I met Trapper Dave and Bobcat Bill at Foote Dam on the Au Sable River. Mallards and Common Goldeneyes swam below the dam. Cold air, -10 degrees F, and a five mile an hour breeze stung my cheeks. We headed toward the former Wurtsmith Air Force Base and possible Snowy Owls. We scanned the snow covered runways for owls. We saw no owls. Our only birds were a flock of Rock Pigeons on one of the hanger roofs. We decided to continue our owl quest at Tuttle Marsh.

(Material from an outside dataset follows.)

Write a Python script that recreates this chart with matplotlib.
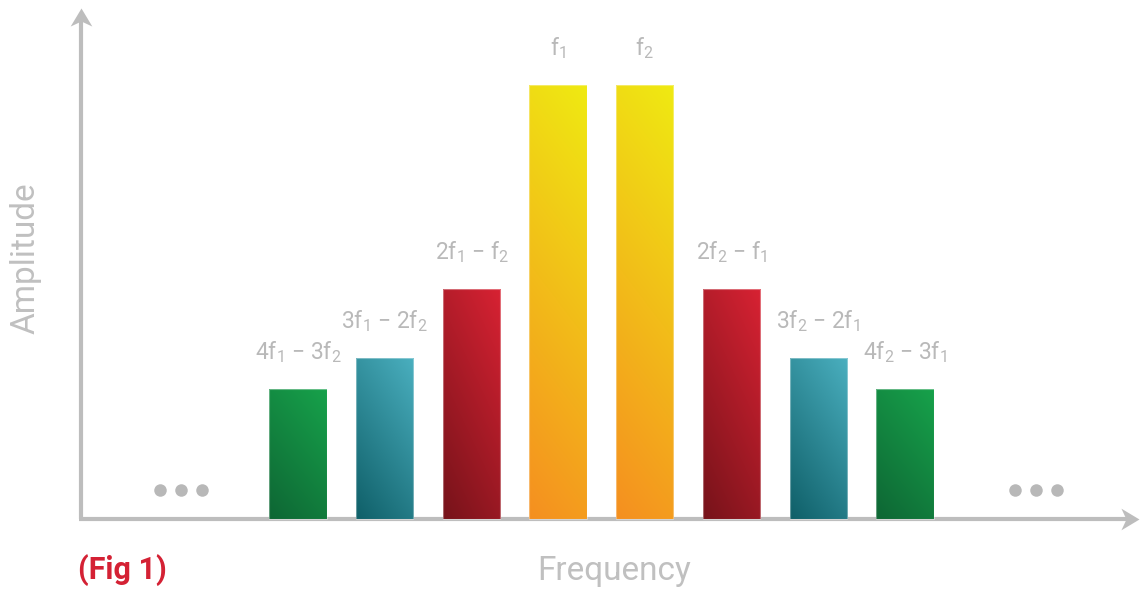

Tuttle Marsh National Wildlife Area covers 5000 acres and is managed by the Huron National Forest. A loop road leads around the impoundment and my imagination turns every snow covered stub or small snow mound into an owl. We stop frequently and at one stop we find an otter slide. The otters crossed the road, slid down the bank and then pranced across a frozen pond. They are the only Michigan mammal to play solely to have fun.
We continue to the mouth of the Au Sable River and walk out the catwalk into Lake Huron. Shards of ice, several feet across, line the shore. Ice chunks float down the river and several Goldeneyes swim among them. On the lake side of the walk several round ice disks spin with the wave action. The turning disks contact other disks or rocks and wear down any sharp edges. I can see the disks growing in size as small pieces of floating ice adhere to the outside of the disk. Red-breasted Mergansers float in the waves out in the big lake. A stiff wind blows and we don’t dare stand in the open too long at these temperatures. We flee back to the warmth of the truck.
At Loud Dam we see a hundred Trumpeter Swans below the dam. I hear them call as I get out of the truck. Trumpeter Swan recovery is one of the greatest conservation stories. In 1933 only 66 Trumpeter Swans existed in the 48 states, fewer than I have in my current view. They are a common sight now in the Grayling area and we find one or two nests every year without searching. Buffleheads, Goldeneyes, Mallards, Common Mergansers are mixed in with the swans. David Sibley has some helpful tips for separating Trumpeter Swans from Tundra Swans.
Ice crystals form unique patterns at these temperatures. We find pretty crystal shapes along small streams and at the edge of the river.
We spent the day wandering through Nature even though the temperature never reached zero. We dressed for it and knew when to seek shelter from the wind. Despite the lack of a Snowy Owl it was a fun day. There are things to see outdoors in Michigan no matter the season. Get out and look.